Synthetic research is only useful if you can trust it. Here's exactly what grounds our AI personas, how we score confidence, and where the limits are.
The problem with most synthetic research
Most synthetic research is an LLM doing character work. A model is told to act like a CMO, given a prompt about the topic, and asked for opinions. The output sounds plausible because LLMs are trained on the internet, which includes plenty of marketing content. But it's not grounded. It's the model's prior, dressed up in a costume.
This works fine for brainstorming. It fails for decisions. Buyers can usually tell. Synthetic respondents agree too readily, lack specific frustrations, never reference real vendors by name, and produce safe generic insights. You learn nothing new.
How we ground personas
Real practitioner voice
We index high-signal Reddit comments from 69 curated subreddits where real CMOs, CTOs, CISOs, CFOs, consumers, and category buyers actually talk. Quality-filtered for upvote score, comment length, and bot detection. PII stripped before storage.
Verified public research
63 citable data points from ACSI (200K customer surveys), Pew (5K+ adult studies), Edelman Trust Barometer (34K respondents), Bureau of Labor Statistics, and other public sources. Every finding traceable to a source.
Semantic retrieval
At interview time, the study topic and persona role are embedded into a query vector. We pull the 15 most semantically similar real chunks for each persona, filtered by audience type. Each persona reads grounding specific to them.
How confidence is scored
Every report shows a confidence percentage. It's not marketing math. It reflects three real signals:
Bigger panels carry more weight. A 4-persona pilot caps lower than a 20-persona study. We're honest about this; you'll never see a 95% confidence number from synthetic research because that would be false precision.

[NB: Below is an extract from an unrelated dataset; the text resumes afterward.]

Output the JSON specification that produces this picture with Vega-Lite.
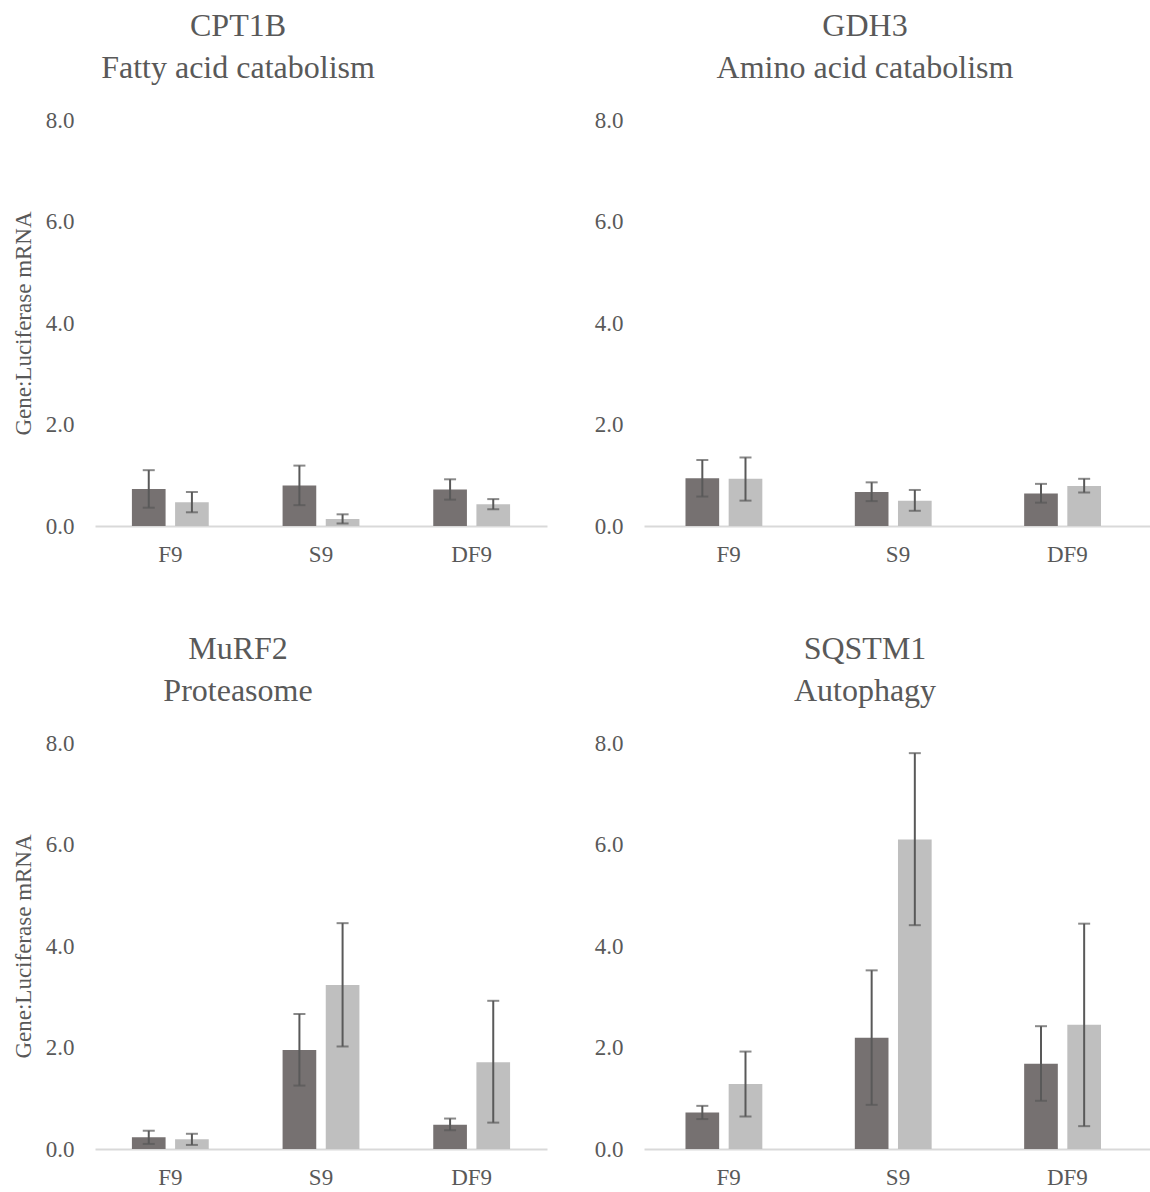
{
  "$schema": "https://vega.github.io/schema/vega-lite/v6.json",
  "background": "white",
  "padding": {"left": 12, "top": 10, "right": 0, "bottom": 0},
  "datasets": {
    "expr": [
      {"gene": "CPT1B", "cond": "F9", "series": "Group 1", "mean": 0.73, "lo": 0.36, "hi": 1.10},
      {"gene": "CPT1B", "cond": "F9", "series": "Group 2", "mean": 0.47, "lo": 0.27, "hi": 0.67},
      {"gene": "CPT1B", "cond": "S9", "series": "Group 1", "mean": 0.80, "lo": 0.41, "hi": 1.19},
      {"gene": "CPT1B", "cond": "S9", "series": "Group 2", "mean": 0.14, "lo": 0.05, "hi": 0.23},
      {"gene": "CPT1B", "cond": "DF9", "series": "Group 1", "mean": 0.72, "lo": 0.52, "hi": 0.92},
      {"gene": "CPT1B", "cond": "DF9", "series": "Group 2", "mean": 0.43, "lo": 0.33, "hi": 0.53},
      {"gene": "GDH3", "cond": "F9", "series": "Group 1", "mean": 0.94, "lo": 0.58, "hi": 1.30},
      {"gene": "GDH3", "cond": "F9", "series": "Group 2", "mean": 0.93, "lo": 0.50, "hi": 1.35},
      {"gene": "GDH3", "cond": "S9", "series": "Group 1", "mean": 0.67, "lo": 0.49, "hi": 0.86},
      {"gene": "GDH3", "cond": "S9", "series": "Group 2", "mean": 0.50, "lo": 0.30, "hi": 0.71},
      {"gene": "GDH3", "cond": "DF9", "series": "Group 1", "mean": 0.64, "lo": 0.46, "hi": 0.83},
      {"gene": "GDH3", "cond": "DF9", "series": "Group 2", "mean": 0.79, "lo": 0.66, "hi": 0.93},
      {"gene": "MuRF2", "cond": "F9", "series": "Group 1", "mean": 0.23, "lo": 0.10, "hi": 0.36},
      {"gene": "MuRF2", "cond": "F9", "series": "Group 2", "mean": 0.19, "lo": 0.08, "hi": 0.30},
      {"gene": "MuRF2", "cond": "S9", "series": "Group 1", "mean": 1.95, "lo": 1.25, "hi": 2.66},
      {"gene": "MuRF2", "cond": "S9", "series": "Group 2", "mean": 3.23, "lo": 2.02, "hi": 4.45},
      {"gene": "MuRF2", "cond": "DF9", "series": "Group 1", "mean": 0.48, "lo": 0.37, "hi": 0.60},
      {"gene": "MuRF2", "cond": "DF9", "series": "Group 2", "mean": 1.71, "lo": 0.52, "hi": 2.92},
      {"gene": "SQSTM1", "cond": "F9", "series": "Group 1", "mean": 0.72, "lo": 0.59, "hi": 0.85},
      {"gene": "SQSTM1", "cond": "F9", "series": "Group 2", "mean": 1.28, "lo": 0.64, "hi": 1.92},
      {"gene": "SQSTM1", "cond": "S9", "series": "Group 1", "mean": 2.19, "lo": 0.87, "hi": 3.52},
      {"gene": "SQSTM1", "cond": "S9", "series": "Group 2", "mean": 6.10, "lo": 4.41, "hi": 7.80},
      {"gene": "SQSTM1", "cond": "DF9", "series": "Group 1", "mean": 1.68, "lo": 0.95, "hi": 2.42},
      {"gene": "SQSTM1", "cond": "DF9", "series": "Group 2", "mean": 2.45, "lo": 0.45, "hi": 4.44}
    ]
  },
  "data": {"name": "expr"},
  "spacing": 67,
  "vconcat": [
    {
      "spacing": 47,
      "hconcat": [
        {
          "width": 452, "height": 406,
          "title": {"text": ["CPT1B", "Fatty acid catabolism"], "dx": -83},
          "transform": [{"filter": "datum.gene === 'CPT1B'"}],
          "encoding": {
            "x": {"field": "cond", "type": "nominal", "sort": ["F9", "S9", "DF9"], "scale": {"paddingInner": 0.49, "paddingOuter": 0.245}, "axis": {"title": null, "labelAngle": 0}},
            "xOffset": {"field": "series", "type": "nominal", "scale": {"paddingInner": 0.22, "paddingOuter": 0}}
          },
          "layer": [
            {"mark": {"type": "bar"}, "encoding": {"y": {"field": "mean", "type": "quantitative", "scale": {"domain": [0, 8]}, "axis": {"title": "Gene:Luciferase mRNA", "values": [0, 2, 4, 6, 8], "format": ".1f"}}, "color": {"field": "series", "type": "nominal", "scale": {"range": ["#767171", "#bfbfbf"]}, "legend": null}}},
            {"mark": {"type": "rule", "strokeWidth": 2, "color": "#595959"}, "encoding": {"y": {"field": "lo", "type": "quantitative"}, "y2": {"field": "hi"}}},
            {"mark": {"type": "tick", "size": 12, "thickness": 2, "color": "#595959"}, "encoding": {"y": {"field": "hi", "type": "quantitative"}}},
            {"mark": {"type": "tick", "size": 12, "thickness": 2, "color": "#595959"}, "encoding": {"y": {"field": "lo", "type": "quantitative"}}}
          ]
        },
        {
          "width": 508, "height": 406,
          "title": {"text": ["GDH3", "Amino acid catabolism"], "dx": -33},
          "transform": [{"filter": "datum.gene === 'GDH3'"}],
          "encoding": {
            "x": {"field": "cond", "type": "nominal", "sort": ["F9", "S9", "DF9"], "scale": {"paddingInner": 0.49, "paddingOuter": 0.245}, "axis": {"title": null, "labelAngle": 0}},
            "xOffset": {"field": "series", "type": "nominal", "scale": {"paddingInner": 0.22, "paddingOuter": 0}}
          },
          "layer": [
            {"mark": {"type": "bar"}, "encoding": {"y": {"field": "mean", "type": "quantitative", "scale": {"domain": [0, 8]}, "axis": {"title": null, "values": [0, 2, 4, 6, 8], "format": ".1f"}}, "color": {"field": "series", "type": "nominal", "scale": {"range": ["#767171", "#bfbfbf"]}, "legend": null}}},
            {"mark": {"type": "rule", "strokeWidth": 2, "color": "#595959"}, "encoding": {"y": {"field": "lo", "type": "quantitative"}, "y2": {"field": "hi"}}},
            {"mark": {"type": "tick", "size": 12, "thickness": 2, "color": "#595959"}, "encoding": {"y": {"field": "hi", "type": "quantitative"}}},
            {"mark": {"type": "tick", "size": 12, "thickness": 2, "color": "#595959"}, "encoding": {"y": {"field": "lo", "type": "quantitative"}}}
          ]
        }
      ]
    },
    {
      "spacing": 47,
      "hconcat": [
        {
          "width": 452, "height": 406,
          "title": {"text": ["MuRF2", "Proteasome"], "dx": -83},
          "transform": [{"filter": "datum.gene === 'MuRF2'"}],
          "encoding": {
            "x": {"field": "cond", "type": "nominal", "sort": ["F9", "S9", "DF9"], "scale": {"paddingInner": 0.49, "paddingOuter": 0.245}, "axis": {"title": null, "labelAngle": 0}},
            "xOffset": {"field": "series", "type": "nominal", "scale": {"paddingInner": 0.22, "paddingOuter": 0}}
          },
          "layer": [
            {"mark": {"type": "bar"}, "encoding": {"y": {"field": "mean", "type": "quantitative", "scale": {"domain": [0, 8]}, "axis": {"title": "Gene:Luciferase mRNA", "values": [0, 2, 4, 6, 8], "format": ".1f"}}, "color": {"field": "series", "type": "nominal", "scale": {"range": ["#767171", "#bfbfbf"]}, "legend": null}}},
            {"mark": {"type": "rule", "strokeWidth": 2, "color": "#595959"}, "encoding": {"y": {"field": "lo", "type": "quantitative"}, "y2": {"field": "hi"}}},
            {"mark": {"type": "tick", "size": 12, "thickness": 2, "color": "#595959"}, "encoding": {"y": {"field": "hi", "type": "quantitative"}}},
            {"mark": {"type": "tick", "size": 12, "thickness": 2, "color": "#595959"}, "encoding": {"y": {"field": "lo", "type": "quantitative"}}}
          ]
        },
        {
          "width": 508, "height": 406,
          "title": {"text": ["SQSTM1", "Autophagy"], "dx": -33},
          "transform": [{"filter": "datum.gene === 'SQSTM1'"}],
          "encoding": {
            "x": {"field": "cond", "type": "nominal", "sort": ["F9", "S9", "DF9"], "scale": {"paddingInner": 0.49, "paddingOuter": 0.245}, "axis": {"title": null, "labelAngle": 0}},
            "xOffset": {"field": "series", "type": "nominal", "scale": {"paddingInner": 0.22, "paddingOuter": 0}}
          },
          "layer": [
            {"mark": {"type": "bar"}, "encoding": {"y": {"field": "mean", "type": "quantitative", "scale": {"domain": [0, 8]}, "axis": {"title": null, "values": [0, 2, 4, 6, 8], "format": ".1f"}}, "color": {"field": "series", "type": "nominal", "scale": {"range": ["#767171", "#bfbfbf"]}, "legend": null}}},
            {"mark": {"type": "rule", "strokeWidth": 2, "color": "#595959"}, "encoding": {"y": {"field": "lo", "type": "quantitative"}, "y2": {"field": "hi"}}},
            {"mark": {"type": "tick", "size": 12, "thickness": 2, "color": "#595959"}, "encoding": {"y": {"field": "hi", "type": "quantitative"}}},
            {"mark": {"type": "tick", "size": 12, "thickness": 2, "color": "#595959"}, "encoding": {"y": {"field": "lo", "type": "quantitative"}}}
          ]
        }
      ]
    }
  ],
  "config": {
    "view": {"stroke": null},
    "font": "Times New Roman, Liberation Serif, serif",
    "title": {"font": "Times New Roman, Liberation Serif, serif", "fontSize": 32, "fontWeight": "normal", "color": "#595959", "lineHeight": 42, "offset": 24, "anchor": "middle"},
    "axis": {"labelFont": "Times New Roman, Liberation Serif, serif", "labelFontSize": 23, "labelColor": "#595959", "titleFont": "Times New Roman, Liberation Serif, serif", "titleFontSize": 23, "titleFontWeight": "normal", "titleColor": "#595959", "grid": false, "ticks": false},
    "axisX": {"domainColor": "#d9d9d9", "domainWidth": 2, "labelPadding": 17},
    "axisY": {"domain": false, "labelPadding": 21, "titlePadding": 10}
  }
}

Did each persona actually get 15 relevant Reddit chunks? If your study topic has thin community discussion, coverage drops and confidence drops with it.

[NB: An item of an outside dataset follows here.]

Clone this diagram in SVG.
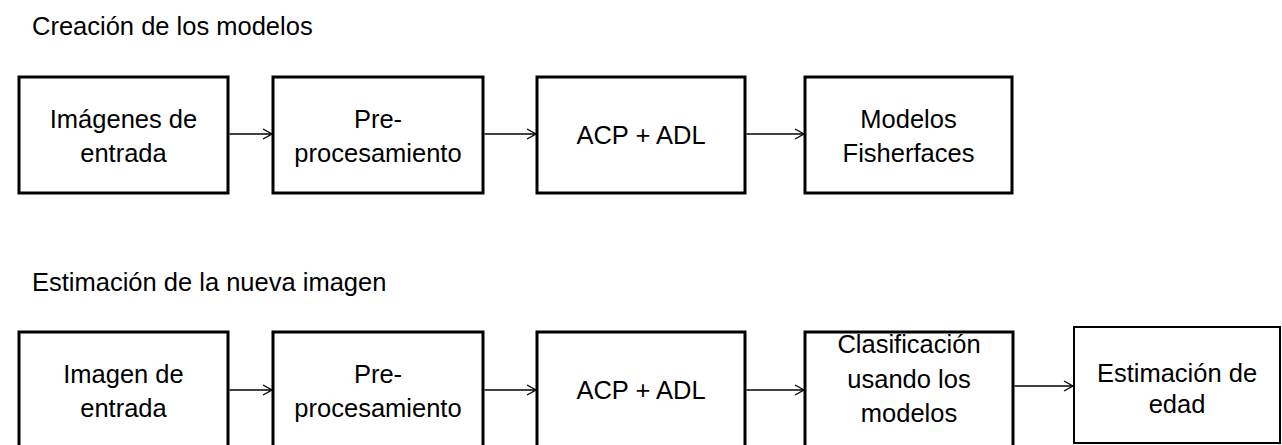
<svg xmlns="http://www.w3.org/2000/svg" width="1282" height="445" viewBox="0 0 1282 445">
<style>
  text { font-family: "Liberation Sans", Arial, sans-serif; font-size: 25.5px; fill: #000; }
  .c { text-anchor: middle; }
  .box { fill: #fff; stroke: #000; stroke-width: 3; }
  .box2 { fill: #fff; stroke: #000; stroke-width: 2; }
  .conn { stroke: #000; stroke-width: 1.3; fill: none; marker-end: url(#arr); }
</style>
<defs>
  <marker id="arr" markerUnits="userSpaceOnUse" markerWidth="12" markerHeight="12" refX="10" refY="6" orient="auto">
    <path d="M1,1 L10,6 L1,11" fill="none" stroke="#000" stroke-width="1.3"/>
  </marker>
</defs>
<rect width="1282" height="445" fill="#fff"/>
<text x="32" y="35">Creación de los modelos</text>
<text x="32" y="291">Estimación de la nueva imagen</text>

<g id="t1">
  <rect class="box" x="19" y="77" width="209" height="116"/>
  <text class="c" x="123.5" y="128">Imágenes de</text>
  <text class="c" x="123.5" y="162">entrada</text>
</g>
<g id="t2">
  <rect class="box" x="273" y="77" width="210" height="116"/>
  <text class="c" x="378" y="128">Pre-</text>
  <text class="c" x="378" y="162">procesamiento</text>
</g>
<g id="t3">
  <rect class="box" x="537" y="77" width="208" height="116"/>
  <text class="c" x="641" y="144">ACP + ADL</text>
</g>
<g id="t4">
  <rect class="box" x="805" y="77" width="207" height="116"/>
  <text class="c" x="908.5" y="128">Modelos</text>
  <text class="c" x="908.5" y="162">Fisherfaces</text>
</g>

<g id="b1">
  <rect class="box" x="19" y="332" width="209" height="116"/>
  <text class="c" x="123.5" y="383">Imagen de</text>
  <text class="c" x="123.5" y="417">entrada</text>
</g>
<g id="b2">
  <rect class="box" x="273" y="332" width="210" height="116"/>
  <text class="c" x="378" y="383">Pre-</text>
  <text class="c" x="378" y="417">procesamiento</text>
</g>
<g id="b3">
  <rect class="box" x="537" y="332" width="208" height="116"/>
  <text class="c" x="641" y="399">ACP + ADL</text>
</g>
<g id="b4">
  <rect class="box" x="805" y="332" width="208" height="116"/>
  <text class="c" x="909" y="353">Clasificación</text>
  <text class="c" x="909" y="388">usando los</text>
  <text class="c" x="909" y="422">modelos</text>
</g>
<g id="b5">
  <rect class="box2" x="1074" y="327" width="206" height="116"/>
  <text class="c" x="1177" y="382">Estimación de</text>
  <text class="c" x="1177" y="413">edad</text>
</g>

<g id="connectors">
  <line class="conn" x1="229.5" y1="134" x2="272" y2="134"/>
  <line class="conn" x1="484.5" y1="134" x2="536" y2="134"/>
  <line class="conn" x1="746.5" y1="134" x2="804" y2="134"/>
  <line class="conn" x1="229.5" y1="390" x2="272" y2="390"/>
  <line class="conn" x1="484.5" y1="390" x2="536" y2="390"/>
  <line class="conn" x1="746.5" y1="390" x2="804" y2="390"/>
  <line class="conn" x1="1014.5" y1="386" x2="1073" y2="386"/>
</g>
</svg>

Average cosine similarity of retrieved chunks. High similarity means the corpus has direct signal on your question. Low similarity means we're reaching, and the confidence number reflects that.
Without strong grounding, studies cap around 55%. With strong grounding, they reach into the 70s. Anything claiming higher than that from synthetic data is either lying or counting margin of error as confidence. We don't do that.
Source list
Everything we use is public, verifiable, and citable.
Privacy and anonymization
Reddit data is public, but we treat it with care. Before any comment enters our corpus we:
- SHA-256 hash all usernames before storage (irreversible)
- Strip URLs, email addresses, phone numbers, and direct user mentions
- Filter known bot accounts and removed content
- Require minimum upvote score and length to filter noise
Output never contains verbatim Reddit quotes. The persona prompt explicitly forbids copying source material; it instructs the model to embody the voice in character, not quote it.
What we don't claim
- We don't claim to predict behavior. Synthetic research surfaces hypotheses and signal. Real-world behavior is measured by real customers, sales data, and conversion tests.
- We don't use neural data, eye tracking, or EEG. Other vendors claim to. We don't, because we don't.
- We don't inflate confidence with margin-of-error math. 95% confidence intervals on synthetic data are statistical theater.
- We don't replace human research. Synthetic is a force multiplier for speed and hypothesis generation. Real Gather interviews on gatherhq.com are how you validate the signal.